Since starting these "now’n’then" columns I have avoided reference, thinking it some kind of conflict of interest, to my own research in traffic safety. Two things have changed my mind.

Firstly, Lynn Helpard’s decision to undertake a series of articles on traffic safety. (My early work appeared in CAW Dec 18 and WoW January. It is expected that others will join the discussion in the near future.)

Secondly, four articles on cellphones in the Jan 16 National Post – all of them barking up the wrong tree! (The only display of wisdom in the four articles was by Emile Therien, president of the Canada Safety Council, who said, "Banning cellphones would be counterproductive and unenforceable. We should be focusing on driver education and attitudes.")

To be very brief my research has shown that when the economy starts to boom so does the accident rate. People spend too much time thinking about their improving economic prospects and not enough about driving. My Detroit paper (SAE, Feb’97) showed this close correspondence of economics and traffic fatality rate on the expressways of Europe and the Paris (FISITA Oct’98) and Seoul (FISITA Jun’00) papers extended that correspondence to all road traffic and to countries representing every inhabited continent.

Discussions with BMW engineers over the last half of ’00 have shown that the best way to communicate the kind of deep distraction that is at the root of all traffic accidents is to call it the Absent Minded Professor Syndrome or AMPS.

Returning to cellphones it is common to many countries that the authorities are all pointing to this horrible new distraction. But these countries all have something else in common. The traffic fatality rate in all those countries has been flat or declining throughout the ‘90’s while cellphone use has literally exploded! (The CSC estimates the number in use in Canadian vehicles is now over seven million.)

Cellphones go from 0 to 7 million in just 10 seconds (cosmological time) without moving the fatality rate. How can this be!

Elementary, my dear Watson. The answer is, "Substitution".

The problem is distraction. It doesn’t matter by what. The business type who has an accident in ’99 "because he was using his cellphone" would have had the same accident in ’89 thinking about the same business opportunity. Thus it can be seen that the cellphone is only a label on some distracted drivers. The others driving around in full AMPS cannot be detected. (Yet. The car industry is working on it).

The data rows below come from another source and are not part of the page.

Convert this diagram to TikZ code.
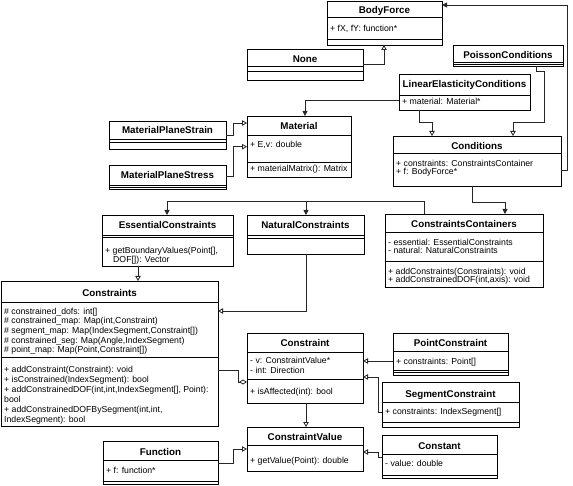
\documentclass[tikz,border=0pt]{standalone}
\usepackage{fontspec}
\setmainfont{Liberation Sans}
\usetikzlibrary{arrows.meta}
\tikzset{
 clsbox/.style={draw=black, line width=0.8pt, fill=white, inner sep=0pt, outer sep=0pt},
 clsline/.style={draw=black, line width=0.8pt},
 ttl/.style={font=\fontsize{9.8}{11}\selectfont\bfseries, inner sep=0pt},
 attr/.style={font=\fontsize{8.7}{10}\selectfont, inner sep=0pt},
 conn/.style={draw=black!85, line width=0.8pt},
 gen/.style={conn, -{Triangle[open,length=5pt,width=5.5pt]}},
 assoc/.style={conn, -{Triangle[length=5pt,width=5pt]}},
 agg/.style={conn, -{Diamond[open,length=8pt,width=5pt]}},
}
\newcommand\umlclass[5]{\pgfmathsetmacro\clsw{#4-#2}\pgfmathsetmacro\clsh{#5-#3}%
 \node[clsbox, minimum width=\clsw pt, minimum height=\clsh pt, anchor=north west] (#1) at (#2,#3) {};}
\newcommand\umldiv[2]{\draw[clsline] (#1.west |- 0,#2) -- (#1.east |- 0,#2);}
\newcommand\umltitle[3]{\pgfmathsetmacro\tyy{#2+3.5}\node[ttl, anchor=base] (#1-title) at (#1.north |- 0,\tyy) {#3};}
\newcommand\umlattr[5]{\pgfmathsetmacro\tyy{#3+3.1}\path (#1.west |- 0,\tyy) ++(#4,0) node[attr, anchor=base west] (#1-#2) {#5};}
\begin{document}
\begin{tikzpicture}[x=1pt,y=-1pt]
\useasboundingbox (0,0) rectangle (573,486);
% BodyForce
\umlclass{bodyforce}{327}{1}{442}{45}
\umldiv{bodyforce}{17.5}\umldiv{bodyforce}{39.3}
\umltitle{bodyforce}{10.3}{BodyForce}
\umlattr{bodyforce}{a1}{28.3}{3}{+ fX, fY: function*}
% None
\umlclass{none}{247}{49.3}{363}{80}
\umldiv{none}{66}\umldiv{none}{71}
\umltitle{none}{59.5}{None}
% PoissonConditions
\umlclass{poisson}{453}{45}{563}{66.5}
\umldiv{poisson}{62.5}\umldiv{poisson}{64.5}
\umltitle{poisson}{55.2}{PoissonConditions}
% LinearElasticityConditions
\umlclass{lec}{399}{74}{530}{110}
\umldiv{lec}{95}
\umltitle{lec}{84.3}{LinearElasticityConditions}
\umlattr{lec}{a1}{101.7}{3}{+ material: Material*}
% Conditions
\umlclass{conditions}{393}{136}{561}{186}
\umldiv{conditions}{153.5}
\umltitle{conditions}{145.8}{Conditions}
\umlattr{conditions}{a1}{163.3}{3}{+ constraints: ConstraintsContainer}
\umlattr{conditions}{a2}{171.5}{3}{+ f: BodyForce*}
% Material
\umlclass{material}{247}{116}{351}{177}
\umldiv{material}{135}\umldiv{material}{162}
\umltitle{material}{126}{Material}
\umlattr{material}{a1}{144.3}{3}{+ E,v: double}
\umlattr{material}{m1}{168.3}{3}{+ materialMatrix(): Matrix}
% MaterialPlaneStrain
\umlclass{mpstrain}{109}{121}{226}{149.3}
\umldiv{mpstrain}{139.3}\umldiv{mpstrain}{142.7}
\umltitle{mpstrain}{130.5}{MaterialPlaneStrain}
% MaterialPlaneStress
\umlclass{mpstress}{109}{165}{226}{189.3}
\umldiv{mpstress}{185.7}\umldiv{mpstress}{187.5}
\umltitle{mpstress}{175}{MaterialPlaneStress}
% EssentialConstraints
\umlclass{essential}{102}{215}{233}{266}
\umldiv{essential}{235}\umldiv{essential}{237.5}
\umltitle{essential}{225}{EssentialConstraints}
\umlattr{essential}{m1}{250.7}{3}{+ getBoundaryValues(Point[],}
\umlattr{essential}{m2}{259}{11}{DOF[]): Vector}
% NaturalConstraints
\umlclass{natural}{247}{215}{364}{254}
\umldiv{natural}{235.7}\umldiv{natural}{238}
\umltitle{natural}{225}{NaturalConstraints}
% ConstraintsContainers
\umlclass{cc}{385}{214}{543}{287}
\umldiv{cc}{232}\umldiv{cc}{261.3}
\umltitle{cc}{224.5}{ConstraintsContainers}
\umlattr{cc}{a1}{242.7}{3}{- essential: EssentialConstraints}
\umlattr{cc}{a2}{250.5}{3}{- natural: NaturalConstraints}
\umlattr{cc}{m1}{271.7}{3}{+ addConstraints(Constraints): void}
\umlattr{cc}{m2}{279.5}{3}{+ addConstrainedDOF(int,axis): void}
% Constraints
\umlclass{constraints}{1}{281}{218}{426}
\umldiv{constraints}{302.7}\umldiv{constraints}{357.3}
\umltitle{constraints}{292.7}{Constraints}
\umlattr{constraints}{a1}{311}{3}{\# constrained\_dofs: int[]}
\umlattr{constraints}{a2}{320.5}{3}{\# constrained\_map: Map(int,Constraint)}
\umlattr{constraints}{a3}{330.2}{3}{\# segment\_map: Map(IndexSegment,Constraint[])}
\umlattr{constraints}{a4}{340}{3}{\# constrained\_seg: Map(Angle,IndexSegment)}
\umlattr{constraints}{a5}{349.8}{3}{\# point\_map: Map(Point,Constraint[])}
\umlattr{constraints}{m1}{369}{3}{+ addConstraint(Constraint): void}
\umlattr{constraints}{m2}{379}{3}{+ isConstrained(IndexSegment): bool}
\umlattr{constraints}{m3}{389}{3}{+ addConstrainedDOF(int,int,IndexSegment[], Point):}
\umlattr{constraints}{m4}{399}{3}{bool}
\umlattr{constraints}{m5}{409}{3}{+ addConstrainedDOFBySegment(int,int,}
\umlattr{constraints}{m6}{419}{3}{IndexSegment): bool}
% Constraint
\umlclass{constraint}{247}{333}{363}{403}
\umldiv{constraint}{352.7}\umldiv{constraint}{379.3}
\umltitle{constraint}{343.3}{Constraint}
\umlattr{constraint}{a1}{360.7}{3}{- v: ConstraintValue*}
\umlattr{constraint}{a2}{370.5}{3}{- int: Direction}
\umlattr{constraint}{m1}{391}{3}{+ isAffected(int): bool}
% PointConstraint
\umlclass{pointc}{393}{333}{508}{375.7}
\umldiv{pointc}{351.7}\umldiv{pointc}{370.7}\umldiv{pointc}{372.5}
\umltitle{pointc}{343.3}{PointConstraint}
\umlattr{pointc}{a1}{361}{3}{+ constraints: Point[]}
% SegmentConstraint
\umlclass{segc}{382}{382.7}{519}{427.8}
\umldiv{segc}{402.3}\umldiv{segc}{422.2}
\umltitle{segc}{393.5}{SegmentConstraint}
\umlattr{segc}{a1}{411.7}{3}{+ constraints: IndexSegment[]}
% ConstraintValue
\umlclass{cvalue}{247}{427}{363}{471}
\umldiv{cvalue}{445}
\umltitle{cvalue}{436.7}{ConstraintValue}
\umlattr{cvalue}{m1}{460.7}{3}{+ getValue(Point): double}
% Constant
\umlclass{constant}{382}{435.7}{497}{478.3}
\umldiv{constant}{454.3}\umldiv{constant}{475}
\umltitle{constant}{445.7}{Constant}
\umlattr{constant}{a1}{463.3}{3}{- value: double}
% Function
\umlclass{function}{103}{441.7}{218}{484.3}
\umldiv{function}{460.7}\umldiv{function}{481}
\umltitle{function}{452.3}{Function}
\umlattr{function}{a1}{470.7}{3}{+ f: function*}
% connectors
\draw[gen] (none.east |- 0,64) -| (384,0 |- bodyforce.south);
\draw[assoc] (conditions.east |- 0,170) -| (567,5) -- (bodyforce.east |- 0,5);
\draw[assoc] (lec.west |- 0,100) -| (305,0 |- material.north);
\draw[gen] (419,0 |- lec.south) |- (432,122) -- (432,0 |- conditions.north);
\draw[gen] (536,0 |- poisson.south) |- (544,71) |- (513,122) -- (513,0 |- conditions.north);
\draw[gen] (mpstrain.east |- 0,135) -| (233,123) -- (material.west |- 0,123);
\draw[gen] (mpstress.east |- 0,176.7) -| (233,146.7) -- (material.west |- 0,146.7);
\draw[assoc] (472,0 |- conditions.south) |- (505,202) -- (505,0 |- cc.north);
\coordinate (branch) at (306,201);
\draw[assoc] (424,0 |- cc.north) |- (167,201) -- (167,0 |- essential.north);
\draw[assoc] (branch) -- (306,0 |- natural.north);
\draw[gen] (138,0 |- essential.south) -- (138,0 |- constraints.north);
\draw[gen] (306,0 |- natural.south) |- (constraints.east |- 0,311);
\draw[agg] (constraints.east |- 0,370) -| (238,382) -- (constraint.west |- 0,382);
\draw[gen] (306,0 |- constraint.south) -- (306,0 |- cvalue.north);
\draw[gen] (pointc.west |- 0,361) -- (constraint.east |- 0,361);
\draw[gen] (segc.west |- 0,412) -| (378,377) -- (constraint.east |- 0,377);
\draw[gen] (function.east |- 0,463) -| (233,449) -- (cvalue.west |- 0,449);
\draw[gen] (constant.west |- 0,457) -| (378,452) -- (cvalue.east |- 0,452);
\end{tikzpicture}
\end{document}
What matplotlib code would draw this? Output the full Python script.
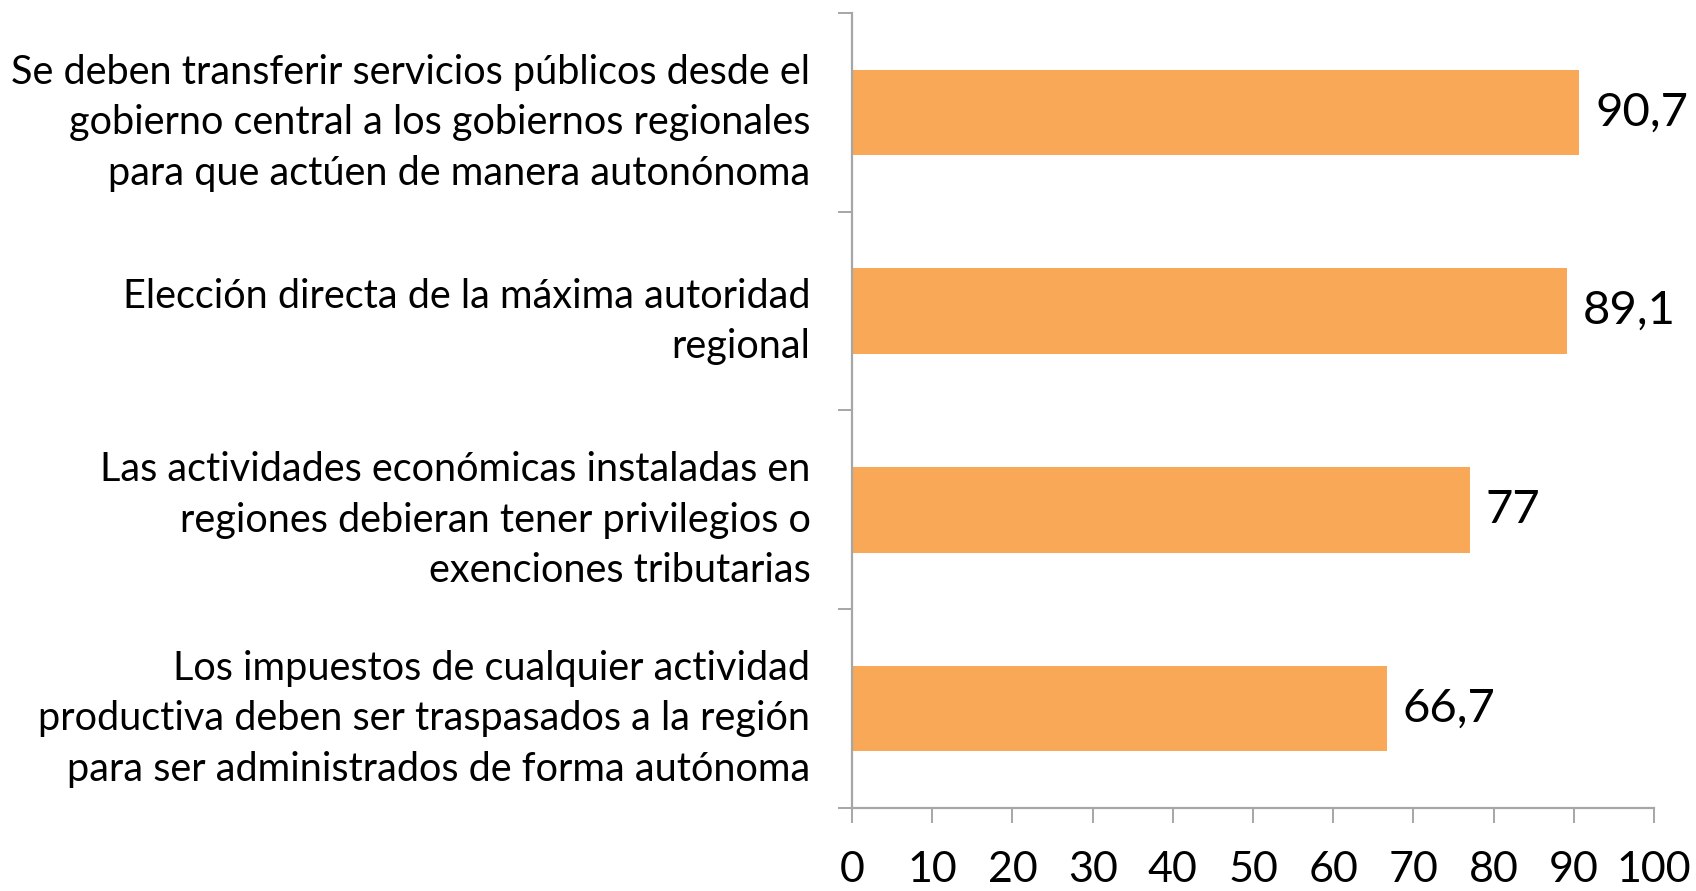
import matplotlib.pyplot as plt

categorias = [
    "Se deben transferir servicios públicos desde el\ngobierno central a los gobiernos regionales\npara que actúen de manera autonónoma",
    "Elección directa de la máxima autoridad\nregional",
    "Las actividades económicas instaladas en\nregiones debieran tener privilegios o\nexenciones tributarias",
    "Los impuestos de cualquier actividad\nproductiva deben ser traspasados a la región\npara ser administrados de forma autónoma",
]
valores = [90.7, 89.1, 77, 66.7]
etiquetas = ["90,7", "89,1", "77", "66,7"]
xticks = list(range(0, 101, 10))

plt.rcParams['font.family'] = ['Lato', 'DejaVu Sans']

fig = plt.figure(figsize=(16.96, 8.91), dpi=100)
ax = fig.add_axes([0.5024, 0.0932, 0.4728, 0.8922])

pos = list(range(len(categorias)))
ax.barh(pos, valores, height=0.43, color='#F9A857')

for p, v, t in zip(pos, valores, etiquetas):
    ax.text(v + 2.0, p, t, va='center', ha='left', fontsize=34)

ax.set_xlim(0, 100)
ax.set_ylim(3.5, -0.5)

gris = '#A6A6A6'
for s in ['top', 'right']:
    ax.spines[s].set_visible(False)
for s in ['left', 'bottom']:
    ax.spines[s].set_color(gris)
    ax.spines[s].set_linewidth(1.6)

ax.set_xticks(xticks)
ax.set_xticklabels([str(x) for x in xticks], fontsize=31)
ax.tick_params(axis='x', direction='out', length=11, width=1.4, color=gris, pad=20)

ax.set_yticks(pos)
ax.set_yticklabels(categorias, fontsize=28.5, linespacing=1.45)
ax.tick_params(axis='y', which='major', length=0, pad=30)
ax.set_yticks([-0.5, 0.5, 1.5, 2.5, 3.5], minor=True)
ax.tick_params(axis='y', which='minor', direction='out', length=10, width=1.4, color=gris)

fig.savefig('out.png', dpi=100)
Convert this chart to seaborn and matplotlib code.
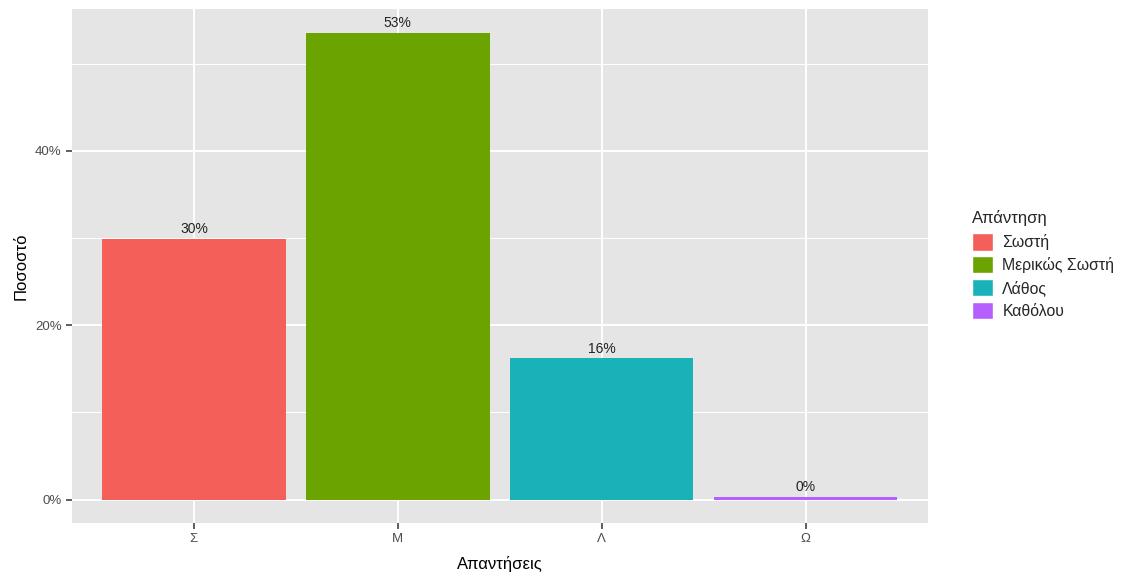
import matplotlib
matplotlib.use("Agg")
import matplotlib.pyplot as plt
from matplotlib.ticker import MultipleLocator, FuncFormatter
from matplotlib.patches import Patch
import seaborn as sns
import pandas as pd

categories = ["Σ", "Μ", "Λ", "Ω"]
answers = ["Σωστή", "Μερικώς Σωστή", "Λάθος", "Καθόλου"]
percent = [29.9, 53.55, 16.2, 0.35]
value_labels = ["30%", "53%", "16%", "0%"]
colors = ["#F45F5A", "#6BA300", "#19B2B8", "#B65FFF"]

sns.set_theme(style="darkgrid")
plt.rcParams["font.family"] = ["Liberation Sans", "DejaVu Sans"]

df = pd.DataFrame({"cat": categories, "ans": answers, "pct": percent})

fig = plt.figure(figsize=(11.22, 5.73), dpi=100)
L, R, T, B = 71.5, 928, 9.3, 523
ax = fig.add_axes([L/1122, 1-B/573, (R-L)/1122, (B-T)/573])
ax.set_facecolor("#E5E5E5")

sns.barplot(data=df, x="cat", y="pct", hue="ans", hue_order=answers,
            palette=dict(zip(answers, colors)), dodge=False, width=0.9,
            saturation=1, ax=ax, legend=False, zorder=3)

for p in ax.patches:
    p.set_edgecolor("none")
for c in ax.containers:
    for bar in c:
        h = bar.get_height()
        if h != h:
            continue
        xc = bar.get_x() + bar.get_width()/2
        idx = int(round(xc))
        ax.annotate(value_labels[idx], (xc, h),
                    xytext=(0, 2), textcoords="offset points",
                    ha="center", va="bottom", fontsize=10, color="#222222")

ymax = max(percent)
ax.set_ylim(-0.05*ymax, 1.05*ymax)
ax.set_xlim(-0.6, len(categories) - 1 + 0.6)
ax.yaxis.set_major_locator(MultipleLocator(20))
ax.yaxis.set_minor_locator(MultipleLocator(10))
ax.yaxis.set_major_formatter(FuncFormatter(lambda v, _: f"{v:.0f}%"))
ax.grid(which="major", color="white", linewidth=1.4)
ax.grid(which="minor", axis="y", color="white", linewidth=0.7)
ax.set_axisbelow(True)
for s in ax.spines.values():
    s.set_visible(False)
ax.tick_params(axis="both", which="major", length=4, width=1.1, color="#333333",
               labelsize=9.5, labelcolor="#4D4D4D", pad=3, left=True, bottom=True)
ax.tick_params(axis="y", which="minor", length=0)
ax.set_xlabel("Απαντήσεις", fontsize=12, color="black", labelpad=8)
ax.set_ylabel("Ποσοστό", fontsize=12, color="black", labelpad=5)

handles = [Patch(facecolor=c, edgecolor="white", label=a) for a, c in zip(answers, colors)]
leg = fig.legend(handles=handles, title="Απάντηση", loc="upper left",
                 bbox_to_anchor=(966/1122, 1-204/573), frameon=False,
                 fontsize=11.4, title_fontsize=12, handlelength=1.3, handleheight=1.3,
                 labelspacing=0.36, handletextpad=0.6, borderaxespad=0)
leg._legend_box.align = "left"
leg._legend_box.sep = 5

fig.savefig("out.png", dpi=100)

Banning cellphones is banning the symptom rather than attempting to cure, or at least mitigate, the disease of distraction. Once the problem has been "well stated" however there are several things the wise driver can do … and several other things that "public authorities" could do to help those wise drivers in combating the AMPS. But I’ve run out of time and room for this column. More later. God, and my editor, willing.